You’ve joked that no one saw The Counselor. Does it bother you when no one sees a movie that you’ve worked so hard on? 

I actually don’t really care. I would rather do loads of work on films that I’m proud of that no one saw than films that everyone saw that I wasn’t proud of. Every time I see Ridley, he says [The Counselor] is one of the favorite things [he’s] done. There’s a guy who doesn’t care at all what people think. He made Blade Runner and everyone said it was sh-- when it came out.

Are there types of movies you have no interest in doing?
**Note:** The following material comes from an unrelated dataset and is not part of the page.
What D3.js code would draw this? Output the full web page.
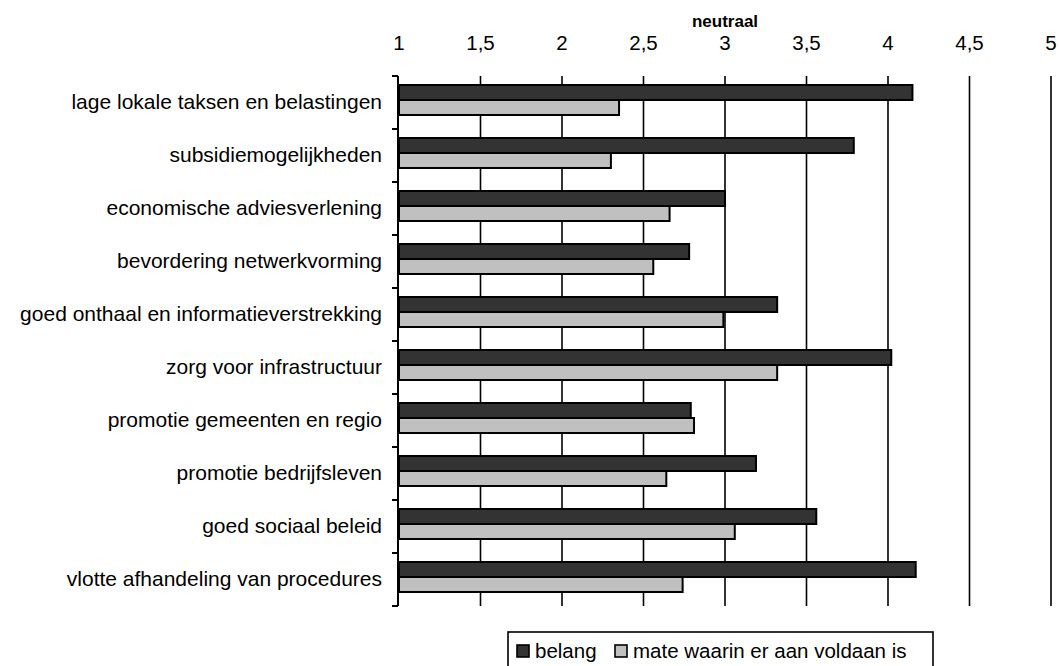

Superhero movies don’t excite me because they all sound so similar, but if I could do something exciting, then it would interest me. Anything where I can try to do something different. I don’t want it to be avant-garde noise just for the sake of it, but I like to try. The difficulty is, will you really get the support to do that?

You haven’t worked with a U.S. director yet. Who is on your wish list? 

I like [Phil Lord and Chris Miller] who did The Lego Movie a lot. I like Wes Anderson, David Fincher, J.C. Chandor. There’s a lot.

A few weeks ago, you put your online royalty statement on Twitter. You earned less than six pounds for the quarter. What did you hope to achieve by posting that? 

That was meant more as a sarcastic joke between me and some other composers. It’s a tricky one because composers actually do quite well without getting residuals off their music. There’s a culture of "you got paid." Any world where something’s making money off your work, I think it’s a good world where the people who make that work see some of the money rather than just going to shareholders and corporations.

What are you listening to right now? 

I’m listening to the new M83 album. It’s quite good. The new DJ Shadow album, which I’m enjoying. With what’s happening in Britain, Pink Floyd suddenly sounds really, really good. Jessica Curry, who’s a video game composer, her soundtrack is brilliant, and some Esquivel.